Du château, dit-il, “il ne restent que quelques pans de murailles,” et “des tronçons de tours.” Aujourd’hui les “pans de murailles” ne sont plus visibles; on suppose qu’ils — ou les pierres dont ils étaient faits — se cachent dans la base d’un mur de maison ou un mur de jardin. Parmi les tronçons de tour remarqués par H. de Barrau, on peut sans doute compter la base du petit four récemment restauré par les Couderc. La petite tour au-dessus de la maison Lacombe qu’on a démolie dans les années 1960, était-elle aussi un “tronçon de tour”?
Les précisions que Barrau fournit sur la maison romane sont les bienvenues. La maison est, dit-il, remarquable par “l’archivolte natée de sa porte en plein-cintre, le cordon finement sculpté qui règne au-dessus des fenêtres et les modillons fantastiques des croisée.”
On connaît bien cette archivolte natée (ou plutôt “en billettes”) de la “porte en plein-cintre: c’est, bien entendu, la porte romane que les d’Adhémar ont sauvée lors du démantellement de la maison romane vers 1890 et qu’ils ont insérée dans l’élévation du château qui donne sur la terrasse.
En revanche, quel a pû être le sort du “cordon finement sculpté qui règne au-dessus des fenêtres”? (Un cordon est une moulure ou bandeau, saillant et horizontal, décoré ou non.)
C’est à dire que la façade de la maison romane — sans doute celle qui donnait sur le château — était subdivisée en deux niveaux par une bande de pierres sculptées, et ces sculptures étaient particulièrement fines. Or, lors de la destruction de la maison romane les d’Adhémar ont préservé environ une demi-douzaine de grosses pierres sculptées. Selon Louis d’Adhémar, qui se référait à l’histoire orale de sa famille, ces belles sculptures étaient des appuis de fenêtre. Seraient-elles plutot les restes de ce bandeau sculpté? En effet, on imagine sans difficulté — comme un élément de décor qui traverse la façade entière de la maison — toute une rangée de pierres sculptées semblables à ce morceau qu’on peut étudier dans le Musée Fenaille de Rodez. Toute une rangée: oui, car dans les années 1970 il y avait au château de Panat au moins sept de ces pierres sculptés!
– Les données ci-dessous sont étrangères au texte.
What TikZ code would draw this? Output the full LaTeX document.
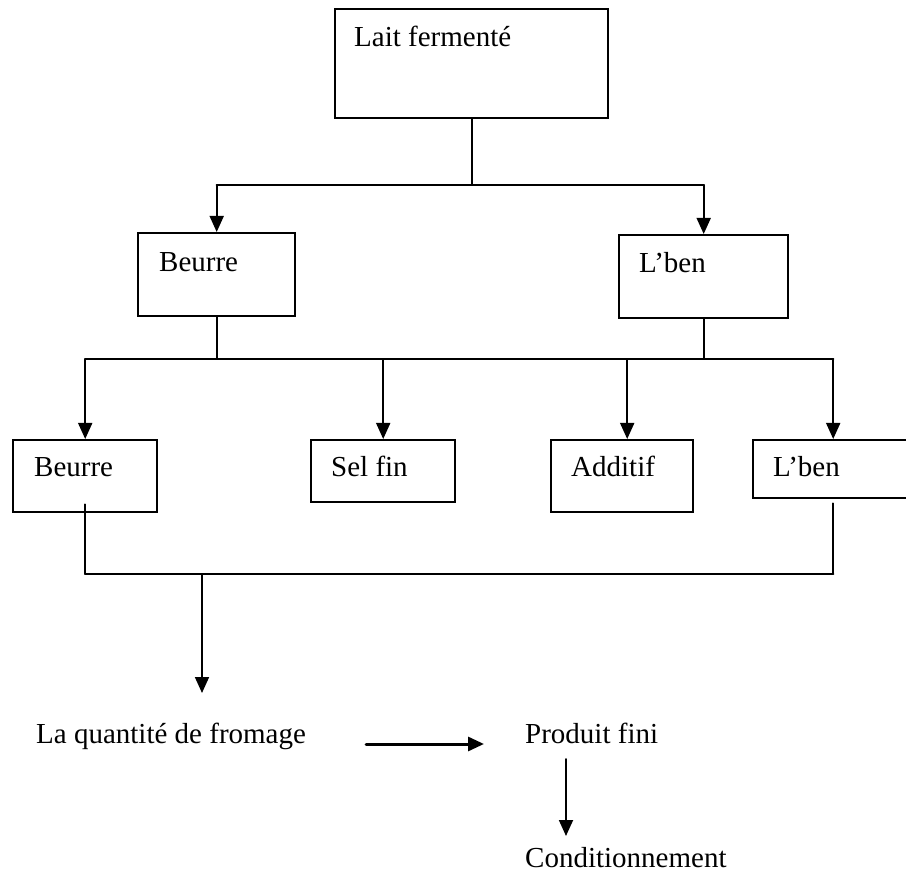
\documentclass[tikz,border=0pt]{standalone}
\usepackage{fontspec}
\setmainfont{Liberation Serif}
\usetikzlibrary{arrows.meta}
\tikzset{>={Triangle[length=16pt,width=14pt]},
  box/.style={draw, line width=2.4pt, inner sep=0pt, anchor=north west},
  lbl/.style={anchor=base west, inner sep=0pt, font=\fontsize{29}{34}\selectfont},
  flow/.style={line width=1.8pt},
  bus/.style={line width=2.4pt}}

\begin{document}
\begin{tikzpicture}[x=1pt,y=-1pt,line cap=round]
  \useasboundingbox (0,0) rectangle (906,874);

  % boxes
  \node[box, minimum width=273pt, minimum height=109pt] (lait) at (334,8) {};
  \node[box, minimum width=157pt, minimum height=83pt] (beurreA) at (137,232) {};
  \node[box, minimum width=169pt, minimum height=83pt] (lbenA) at (618,234) {};
  \node[box, minimum width=144pt, minimum height=72pt] (beurreB) at (12,439) {};
  \node[box, minimum width=144pt, minimum height=62pt] (sel) at (310,439) {};
  \node[box, minimum width=142pt, minimum height=72pt] (additif) at (550,439) {};
  \node[box, minimum width=160pt, minimum height=58pt] (lbenB) at (752,439) {};

  % texts
  \node[lbl] (laitT) at (354,47) {Lait fermenté};
  \node[lbl] (beurreAT) at (159,272) {Beurre};
  \node[lbl] (lbenAT) at (639,273) {L’ben};
  \node[lbl] (beurreBT) at (34,477) {Beurre};
  \node[lbl] (selT) at (331,477) {Sel fin};
  \node[lbl] (additifT) at (571,477) {Additif};
  \node[lbl] (lbenBT) at (773,477) {L’ben};
  \node[lbl] (quantite) at (36,743) {La quantité de fromage};
  \node[lbl] (produit) at (525,743) {Produit fini};
  \node[lbl] (cond) at (525,867) {Conditionnement};

  % first split
  \coordinate (busA) at (0,185);
  \draw[flow] (lait.south) -- (lait.south |- busA);
  \draw[bus] (beurreA.north |- busA) -- (lbenA.north |- busA);
  \draw[flow,->] (beurreA.north |- busA) -- (beurreA.north);
  \draw[flow,->] (lbenA.north |- busA) -- (lbenA.north);

  % second split
  \coordinate (busB) at (0,359);
  \draw[flow] (beurreA.south) -- (beurreA.south |- busB);
  \draw[flow] (lbenA.south) -- (lbenA.south |- busB);
  \draw[bus] (beurreB.north |- busB) -- (lbenB.north |- busB);
  \foreach \n in {beurreB,sel,lbenB}
    \draw[flow,->] (\n.north |- busB) -- (\n.north);
  \coordinate (addTop) at ([xshift=5pt]additif.north);
  \draw[flow,->] (addTop |- busB) -- (addTop);

  % collect
  \coordinate (busC) at (0,574);
  \coordinate (bOut) at ([yshift=9pt]beurreB.south);
  \coordinate (lOut) at ([yshift=-4pt]lbenB.south);
  \draw[flow] (bOut) -- (bOut |- busC);
  \draw[flow] (lOut) -- (lOut |- busC);
  \draw[bus] (bOut |- busC) -- (lOut |- busC);
  \coordinate (collect) at (202,574);
  \coordinate (qIn) at (202,693);
  \draw[flow,->] (collect) -- (qIn);

  % end
  \draw[line width=3pt,->] ([xshift=60pt,yshift=-1pt]quantite.base east) -- ([xshift=-41pt,yshift=-1pt]produit.base west);
  \coordinate (pOut) at (566,759);
  \coordinate (cIn) at (566,836);
  \draw[flow,->] (pOut) -- (cIn);

\end{tikzpicture}
\end{document}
H. de Barrau mentionne aussi les “modillons fantastiques des croisées.” (Un modillon est une petite console qui est posée sous le larmier [c’est-à-dire, le bord d’une corniche] pour soutenir la saillie du toit. À l’époque romane les modillons étaient souvent très fantastiques. Ceux de la maison romane étaient sans doute analogues aux modillons qui décorent les églises de Saint-Austremoine et de Perse.